This week, I let myself hope that my extended time on muscle relaxers and additional back pain was coming to an end. I let myself hope that last week, too, and it didn’t work out. But this week felt different. During the day on Monday I felt really good with only half a muscle relaxer the whole day.
And then I rolled over on the massage table my husband and I use for the daily massage he gives me. Something in my low back popped, painfully. A while later, in bed, the same thing happened and it woke me up in agony. It wasn’t the worst pain I’ve experienced, but it was up there. And it was helluva painful mentally. Because I let myself hope, and I was so disappointed when things didn’t go as I planned.
Pema Chödrön said in her wonderful book When Things Fall Apart, “As long as we’re addicted to hope, we feel that we can tone our experience down or liven it up or change it somehow, and we continue to suffer a lot.” She’s on to something here.
Later she says,
Rather than letting our negativity get the better of us, we could acknowledge that right now we feel like a piece of shit and not be squeamish about taking a good look. That’s the compassionate thing to do. That’s the brave thing to do.”

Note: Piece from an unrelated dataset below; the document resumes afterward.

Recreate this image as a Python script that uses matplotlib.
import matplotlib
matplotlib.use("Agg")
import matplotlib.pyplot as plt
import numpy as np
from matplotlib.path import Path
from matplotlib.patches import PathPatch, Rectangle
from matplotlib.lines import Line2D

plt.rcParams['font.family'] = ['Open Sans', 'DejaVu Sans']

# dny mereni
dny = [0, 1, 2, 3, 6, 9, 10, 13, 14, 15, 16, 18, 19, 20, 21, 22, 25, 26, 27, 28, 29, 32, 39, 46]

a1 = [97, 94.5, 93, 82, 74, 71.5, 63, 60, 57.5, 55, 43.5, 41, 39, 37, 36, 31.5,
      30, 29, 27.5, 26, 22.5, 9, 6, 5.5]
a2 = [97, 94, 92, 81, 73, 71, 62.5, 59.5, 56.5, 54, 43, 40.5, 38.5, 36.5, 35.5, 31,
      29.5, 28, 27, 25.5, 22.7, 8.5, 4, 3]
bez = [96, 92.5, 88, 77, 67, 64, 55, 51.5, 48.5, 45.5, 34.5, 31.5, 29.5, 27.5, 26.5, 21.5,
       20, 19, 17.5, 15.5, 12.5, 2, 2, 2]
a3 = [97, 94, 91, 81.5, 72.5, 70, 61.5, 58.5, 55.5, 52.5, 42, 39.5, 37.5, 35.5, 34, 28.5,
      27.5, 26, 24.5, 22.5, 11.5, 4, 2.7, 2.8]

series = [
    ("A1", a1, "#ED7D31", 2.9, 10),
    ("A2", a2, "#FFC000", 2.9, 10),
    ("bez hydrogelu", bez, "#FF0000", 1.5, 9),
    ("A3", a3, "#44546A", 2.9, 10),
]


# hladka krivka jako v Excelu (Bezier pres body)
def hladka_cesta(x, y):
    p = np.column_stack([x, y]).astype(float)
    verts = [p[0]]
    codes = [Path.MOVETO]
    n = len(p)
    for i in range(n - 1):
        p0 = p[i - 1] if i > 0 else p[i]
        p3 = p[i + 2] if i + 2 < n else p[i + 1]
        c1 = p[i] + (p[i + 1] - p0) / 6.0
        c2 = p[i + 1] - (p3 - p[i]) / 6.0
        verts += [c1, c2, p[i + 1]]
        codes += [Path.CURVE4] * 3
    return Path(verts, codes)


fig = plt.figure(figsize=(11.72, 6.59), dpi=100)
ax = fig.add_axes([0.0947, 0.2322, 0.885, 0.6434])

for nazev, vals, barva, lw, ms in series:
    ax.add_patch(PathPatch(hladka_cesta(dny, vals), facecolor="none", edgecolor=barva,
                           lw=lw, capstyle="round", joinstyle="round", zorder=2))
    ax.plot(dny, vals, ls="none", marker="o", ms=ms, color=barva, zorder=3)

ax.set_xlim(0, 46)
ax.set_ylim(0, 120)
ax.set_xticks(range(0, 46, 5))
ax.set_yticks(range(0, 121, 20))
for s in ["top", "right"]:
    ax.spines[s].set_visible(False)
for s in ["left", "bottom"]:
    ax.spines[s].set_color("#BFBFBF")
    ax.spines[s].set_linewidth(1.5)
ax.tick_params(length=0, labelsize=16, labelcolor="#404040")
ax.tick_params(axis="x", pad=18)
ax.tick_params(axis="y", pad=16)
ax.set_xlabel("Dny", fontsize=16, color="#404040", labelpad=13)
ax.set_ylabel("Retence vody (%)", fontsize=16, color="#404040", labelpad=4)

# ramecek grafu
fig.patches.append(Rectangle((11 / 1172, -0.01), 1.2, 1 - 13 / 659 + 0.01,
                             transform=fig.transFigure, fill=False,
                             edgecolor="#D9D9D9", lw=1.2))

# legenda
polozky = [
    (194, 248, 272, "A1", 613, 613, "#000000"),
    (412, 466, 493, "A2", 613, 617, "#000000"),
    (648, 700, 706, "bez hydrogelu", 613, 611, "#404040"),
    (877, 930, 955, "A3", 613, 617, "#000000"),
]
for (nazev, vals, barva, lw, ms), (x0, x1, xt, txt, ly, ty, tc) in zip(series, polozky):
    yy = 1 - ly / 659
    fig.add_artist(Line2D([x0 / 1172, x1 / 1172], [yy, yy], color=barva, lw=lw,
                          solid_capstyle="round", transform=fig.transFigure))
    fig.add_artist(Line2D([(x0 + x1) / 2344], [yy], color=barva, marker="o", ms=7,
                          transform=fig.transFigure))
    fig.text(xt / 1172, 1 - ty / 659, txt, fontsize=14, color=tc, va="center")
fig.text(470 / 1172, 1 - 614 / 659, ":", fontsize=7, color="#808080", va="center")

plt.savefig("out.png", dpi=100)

This second teaching sums up what I continually struggle with in relation to my illness (and a lot of other things I can’t control). But I am learning. Learning to look at each moment and see the good and painful. To see where I suffer. And then to see what I can do about it. I can control how I react to the arising of hope, fear, disappointment, anger, etc. I can’t control what my body does.
There are a lot of messages out there that I should be able to control what my body does. If I just do this exercise or take this pill or lose weight or try this treatment or whatever, my body will get better. The pain would go away or diminish to a more manageable level. But that is all illusion. I can do all those things and more and my body will do what it will. I might increase my odds of improving my pain level, but I know from experience that following a doctor’s advice can lead to the pain getting worse. So can anything else. Or it might not make any difference at all. That’s happened to me a lot too.

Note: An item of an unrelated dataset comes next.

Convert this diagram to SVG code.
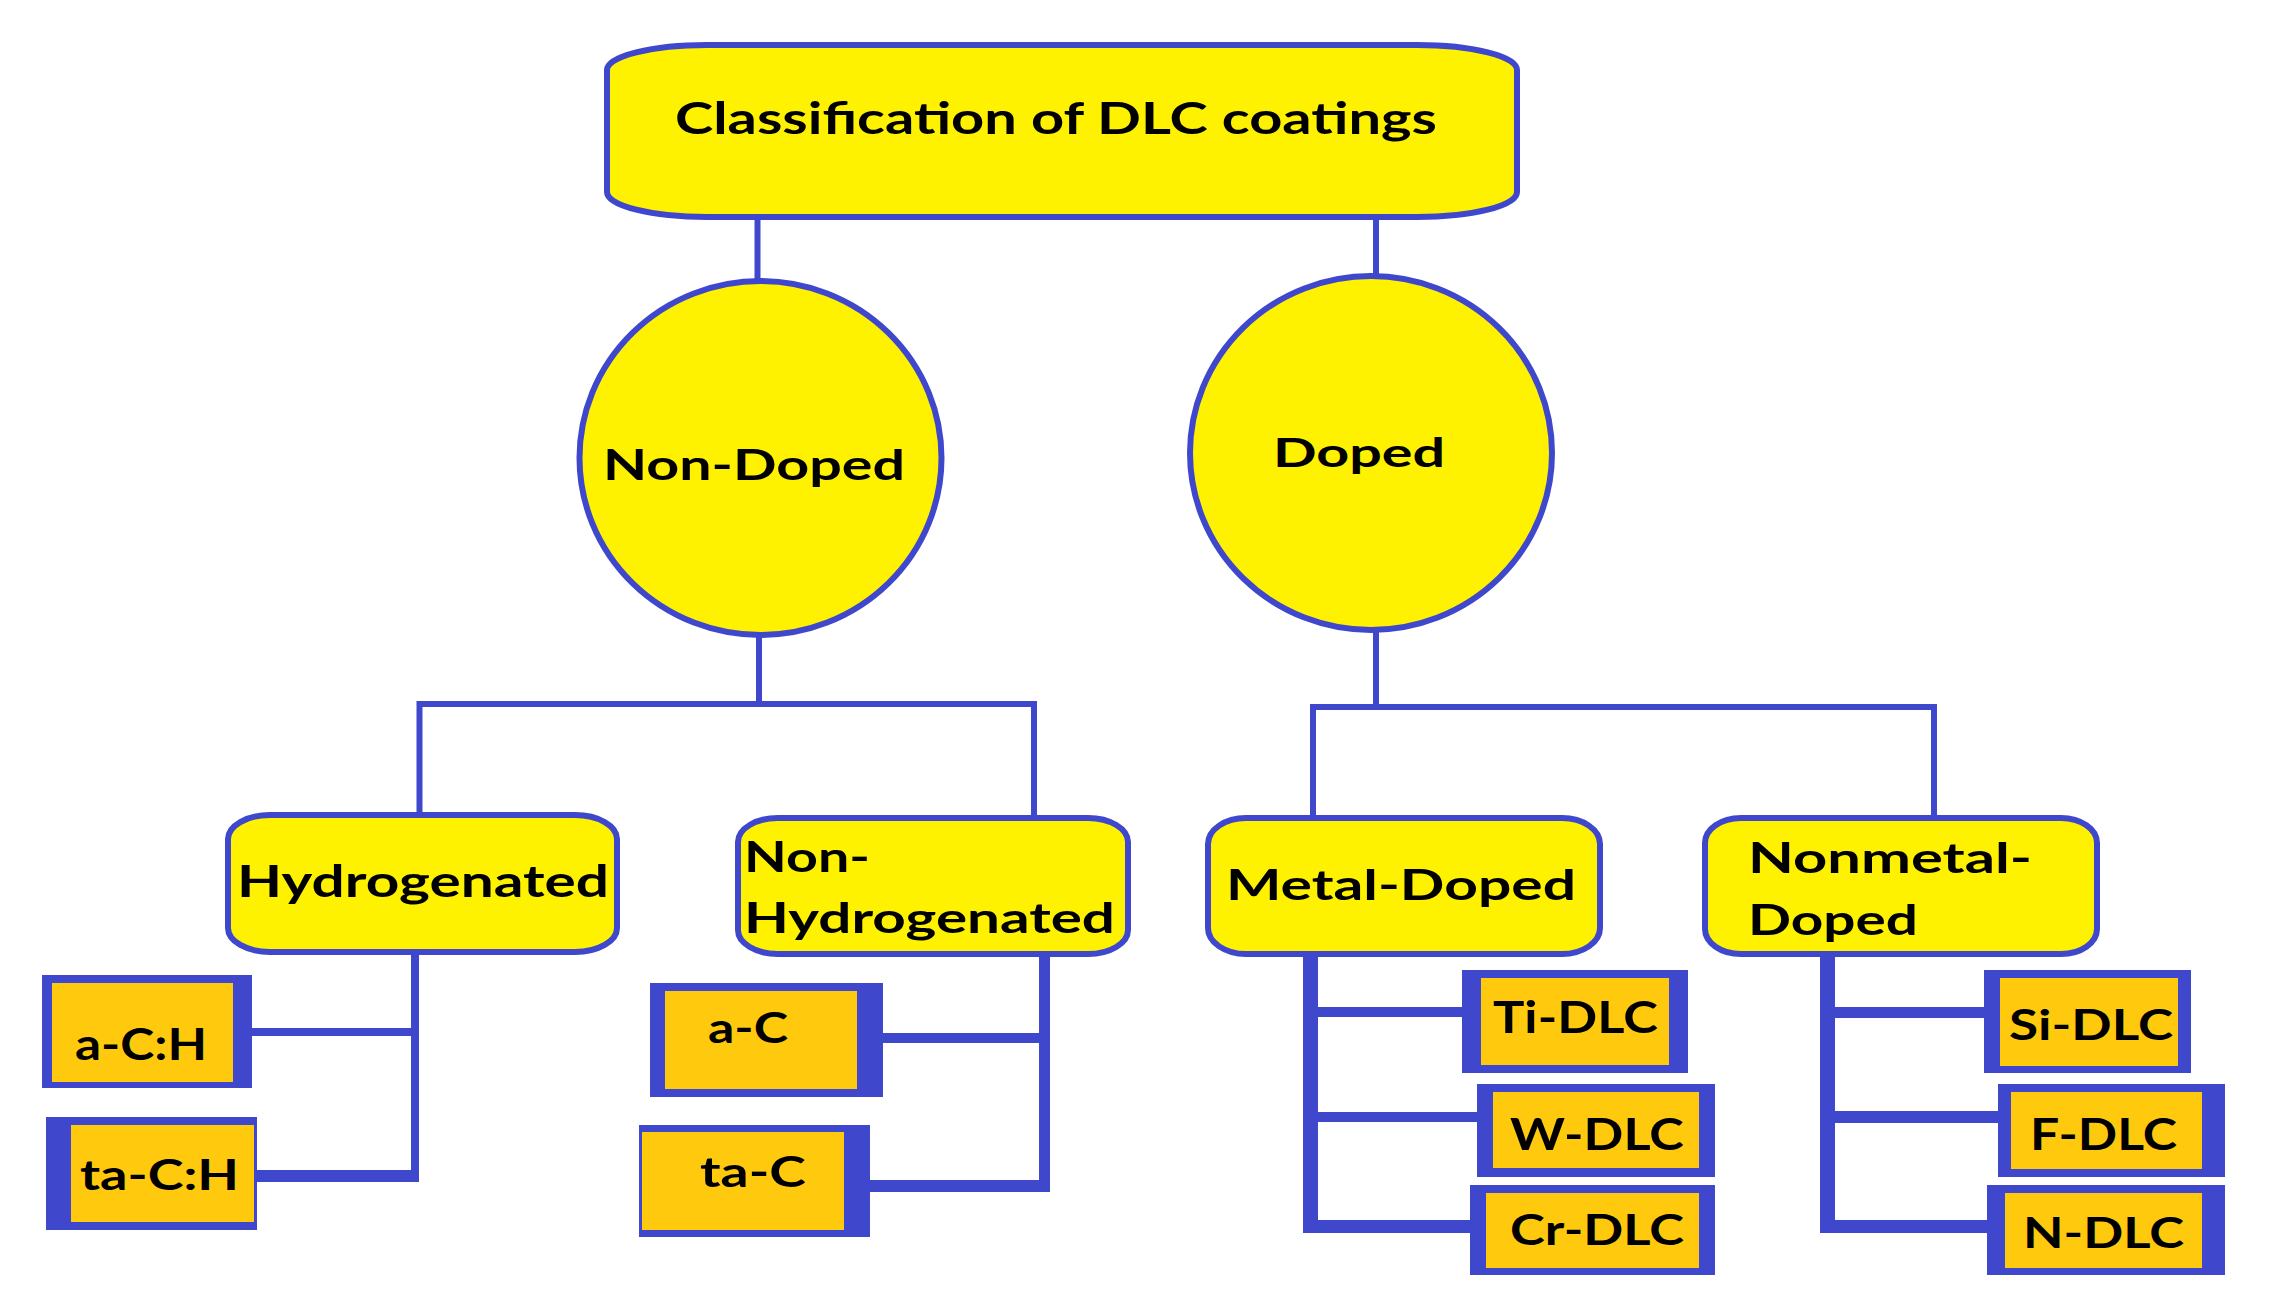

It doesn’t mean I give up on trying, but my relationship to an expected outcome has to move away from hope. No doctor or any other person can control how a body responds. We’re throwing darts in the dark, hoping something sticks. We’ll suffer a lot less is we aren’t attached to hitting the bullseye every time—or even ever.
A core teaching of Buddhism is groundlessness, the idea that the ground is always shifting. Everything is impermanent. Everything changes. We have no security, and the sooner we recognize that, the sooner our suffering will decrease because we will stop hoping for something that doesn’t exist. We will stop trying to control things we can’t control. We will stop hoping for things to be different or to stay just as they are and instead accept each present moment as it is, be the moment a piece of shit or a glorious rainbow.
So today I let go of hope a little more. Tomorrow, who knows what will happen. I may grasp hope more tightly and then learn from the ensuing suffering. I may let go even more. The destination matters less than living each moment.